I do remember him, and have one particularly vivid memory from a mainstream indie disco night (the Candy Club, we think). James asked the DJ to play Felt, knowing full well the answer would be no. This completely ordinary moment, ten seconds of my history, has nevertheless stuck with me down the decades. I think it’s because it was the first time I’d heard of a band called Felt, and the name intrigued me. Years later I would get to know Lawrence the Felt singer, for a brief time. I still have a letter from him praising the Orlando album.
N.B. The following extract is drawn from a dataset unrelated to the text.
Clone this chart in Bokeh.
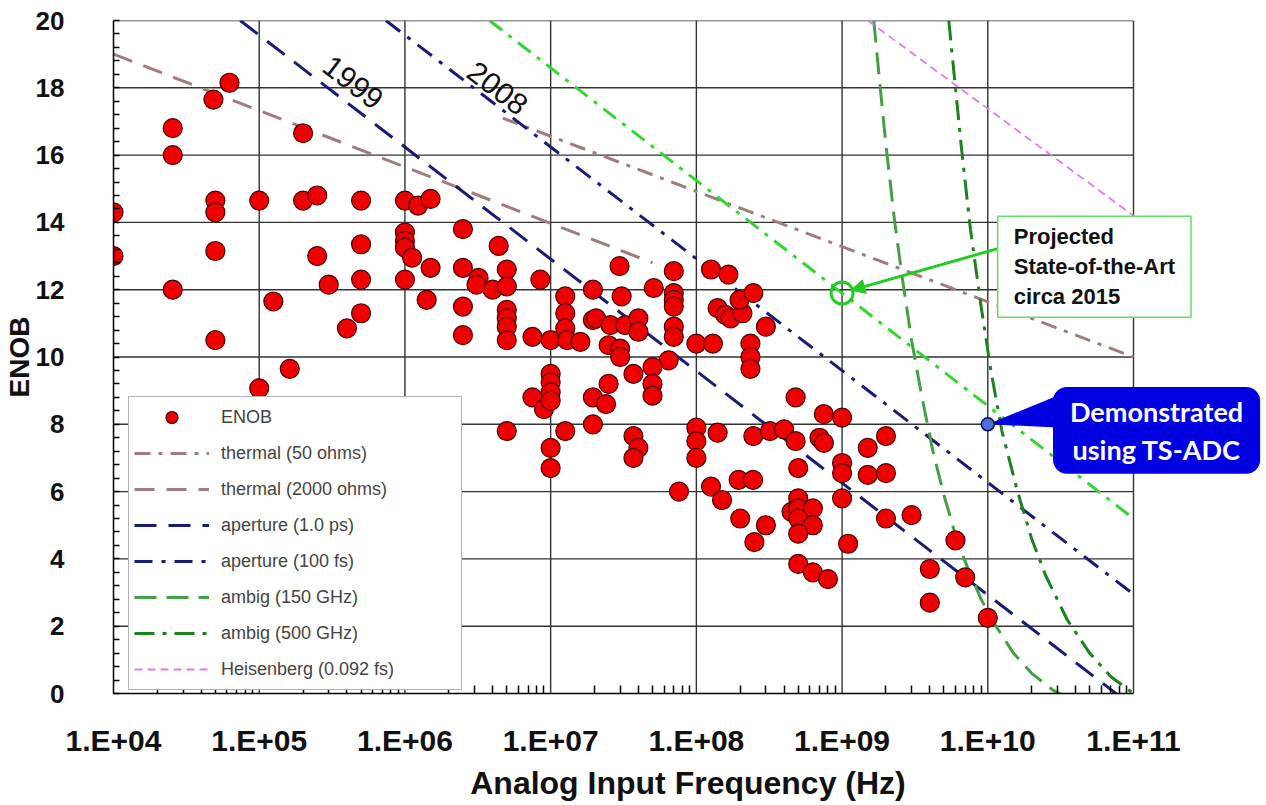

James and I have lunch in the BL café and compare the last two decades of our lives. We two ageing indie boys. He moved into the vintage Mod scenes in London and in Europe, and missed Britpop altogether (quite a feat, really). Fearing the ‘memory test’ aspect of such meetings (which is what I imagine school reunions must be like), I am consoled when he can’t remember the same things I can’t remember either. Like the name of a windowless record shop in Clifton, where the owner would unleash lengthy anecdotes about seeing Scritti Politti in 1980, or The Specials on their first tour. Today James does literary translation work (he’s editing an anthology of literature in a rare Spanish-related tongue), and I tell him about Birkbeck. Neither of us owns the old records any more, the ones that brought us together. But we talk about them all the same.